WHAT YOU HAVE TO DO → Copy out the listing that follows exactly, dropping every picture.

DATASET EXCERPT →
----

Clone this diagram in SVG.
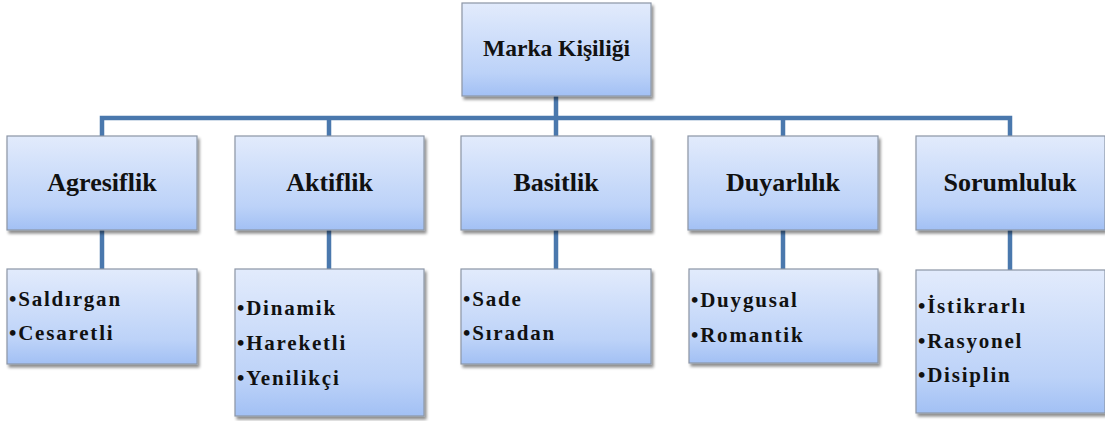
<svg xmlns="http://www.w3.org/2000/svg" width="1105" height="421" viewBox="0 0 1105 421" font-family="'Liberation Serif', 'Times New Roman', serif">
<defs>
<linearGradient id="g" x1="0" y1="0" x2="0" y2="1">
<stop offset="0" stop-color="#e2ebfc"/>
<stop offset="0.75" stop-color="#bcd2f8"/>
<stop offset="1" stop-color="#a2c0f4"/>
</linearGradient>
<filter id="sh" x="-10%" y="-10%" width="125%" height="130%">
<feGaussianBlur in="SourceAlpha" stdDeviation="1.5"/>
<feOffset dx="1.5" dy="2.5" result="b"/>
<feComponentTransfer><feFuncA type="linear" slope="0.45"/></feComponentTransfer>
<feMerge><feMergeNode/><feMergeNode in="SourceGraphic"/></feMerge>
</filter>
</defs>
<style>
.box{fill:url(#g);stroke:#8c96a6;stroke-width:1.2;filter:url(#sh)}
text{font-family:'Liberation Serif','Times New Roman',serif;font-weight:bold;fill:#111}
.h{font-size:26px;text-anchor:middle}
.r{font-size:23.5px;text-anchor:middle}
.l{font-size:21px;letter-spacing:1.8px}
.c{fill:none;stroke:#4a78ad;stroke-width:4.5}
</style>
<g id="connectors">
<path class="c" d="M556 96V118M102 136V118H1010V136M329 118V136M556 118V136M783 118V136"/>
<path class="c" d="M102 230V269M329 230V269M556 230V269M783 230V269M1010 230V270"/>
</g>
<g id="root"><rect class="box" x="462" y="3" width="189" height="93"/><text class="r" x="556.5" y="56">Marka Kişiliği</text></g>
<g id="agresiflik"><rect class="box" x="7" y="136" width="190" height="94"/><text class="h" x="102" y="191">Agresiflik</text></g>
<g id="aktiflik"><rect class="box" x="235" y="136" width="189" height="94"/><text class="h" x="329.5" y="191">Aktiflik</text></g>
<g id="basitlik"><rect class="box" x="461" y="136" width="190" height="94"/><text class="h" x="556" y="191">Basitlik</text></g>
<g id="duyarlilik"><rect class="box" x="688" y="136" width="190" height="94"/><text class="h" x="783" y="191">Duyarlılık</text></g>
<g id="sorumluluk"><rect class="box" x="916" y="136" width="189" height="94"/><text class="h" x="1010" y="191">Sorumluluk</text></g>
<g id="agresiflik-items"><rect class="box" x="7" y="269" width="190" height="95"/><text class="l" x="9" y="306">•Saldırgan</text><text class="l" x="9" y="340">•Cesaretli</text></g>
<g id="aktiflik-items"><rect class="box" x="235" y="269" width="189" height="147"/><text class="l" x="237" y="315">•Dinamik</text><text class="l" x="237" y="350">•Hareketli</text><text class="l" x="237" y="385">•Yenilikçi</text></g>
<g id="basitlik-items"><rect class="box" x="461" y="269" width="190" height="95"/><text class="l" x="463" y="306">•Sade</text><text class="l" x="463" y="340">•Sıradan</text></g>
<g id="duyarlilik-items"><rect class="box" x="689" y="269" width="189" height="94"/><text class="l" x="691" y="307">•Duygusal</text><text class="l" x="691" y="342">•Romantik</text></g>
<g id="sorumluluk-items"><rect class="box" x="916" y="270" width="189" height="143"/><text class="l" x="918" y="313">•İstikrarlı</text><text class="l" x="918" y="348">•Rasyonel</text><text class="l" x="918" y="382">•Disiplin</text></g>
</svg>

----

RESULT FOR THIS EXERCISE →
Clone this diagram in SVG.
<svg xmlns="http://www.w3.org/2000/svg" width="1105" height="421" viewBox="0 0 1105 421" font-family="'Liberation Serif', 'Times New Roman', serif">
<defs>
<linearGradient id="g" x1="0" y1="0" x2="0" y2="1">
<stop offset="0" stop-color="#e2ebfc"/>
<stop offset="0.75" stop-color="#bcd2f8"/>
<stop offset="1" stop-color="#a2c0f4"/>
</linearGradient>
<filter id="sh" x="-10%" y="-10%" width="125%" height="130%">
<feGaussianBlur in="SourceAlpha" stdDeviation="1.5"/>
<feOffset dx="1.5" dy="2.5" result="b"/>
<feComponentTransfer><feFuncA type="linear" slope="0.45"/></feComponentTransfer>
<feMerge><feMergeNode/><feMergeNode in="SourceGraphic"/></feMerge>
</filter>
</defs>
<style>
.box{fill:url(#g);stroke:#8c96a6;stroke-width:1.2;filter:url(#sh)}
text{font-family:'Liberation Serif','Times New Roman',serif;font-weight:bold;fill:#111}
.h{font-size:26px;text-anchor:middle}
.r{font-size:23.5px;text-anchor:middle}
.l{font-size:21px;letter-spacing:1.8px}
.c{fill:none;stroke:#4a78ad;stroke-width:4.5}
</style>
<g id="connectors">
<path class="c" d="M556 96V118M102 136V118H1010V136M329 118V136M556 118V136M783 118V136"/>
<path class="c" d="M102 230V269M329 230V269M556 230V269M783 230V269M1010 230V270"/>
</g>
<g id="root"><rect class="box" x="462" y="3" width="189" height="93"/><text class="r" x="556.5" y="56">Marka Kişiliği</text></g>
<g id="agresiflik"><rect class="box" x="7" y="136" width="190" height="94"/><text class="h" x="102" y="191">Agresiflik</text></g>
<g id="aktiflik"><rect class="box" x="235" y="136" width="189" height="94"/><text class="h" x="329.5" y="191">Aktiflik</text></g>
<g id="basitlik"><rect class="box" x="461" y="136" width="190" height="94"/><text class="h" x="556" y="191">Basitlik</text></g>
<g id="duyarlilik"><rect class="box" x="688" y="136" width="190" height="94"/><text class="h" x="783" y="191">Duyarlılık</text></g>
<g id="sorumluluk"><rect class="box" x="916" y="136" width="189" height="94"/><text class="h" x="1010" y="191">Sorumluluk</text></g>
<g id="agresiflik-items"><rect class="box" x="7" y="269" width="190" height="95"/><text class="l" x="9" y="306">•Saldırgan</text><text class="l" x="9" y="340">•Cesaretli</text></g>
<g id="aktiflik-items"><rect class="box" x="235" y="269" width="189" height="147"/><text class="l" x="237" y="315">•Dinamik</text><text class="l" x="237" y="350">•Hareketli</text><text class="l" x="237" y="385">•Yenilikçi</text></g>
<g id="basitlik-items"><rect class="box" x="461" y="269" width="190" height="95"/><text class="l" x="463" y="306">•Sade</text><text class="l" x="463" y="340">•Sıradan</text></g>
<g id="duyarlilik-items"><rect class="box" x="689" y="269" width="189" height="94"/><text class="l" x="691" y="307">•Duygusal</text><text class="l" x="691" y="342">•Romantik</text></g>
<g id="sorumluluk-items"><rect class="box" x="916" y="270" width="189" height="143"/><text class="l" x="918" y="313">•İstikrarlı</text><text class="l" x="918" y="348">•Rasyonel</text><text class="l" x="918" y="382">•Disiplin</text></g>
</svg>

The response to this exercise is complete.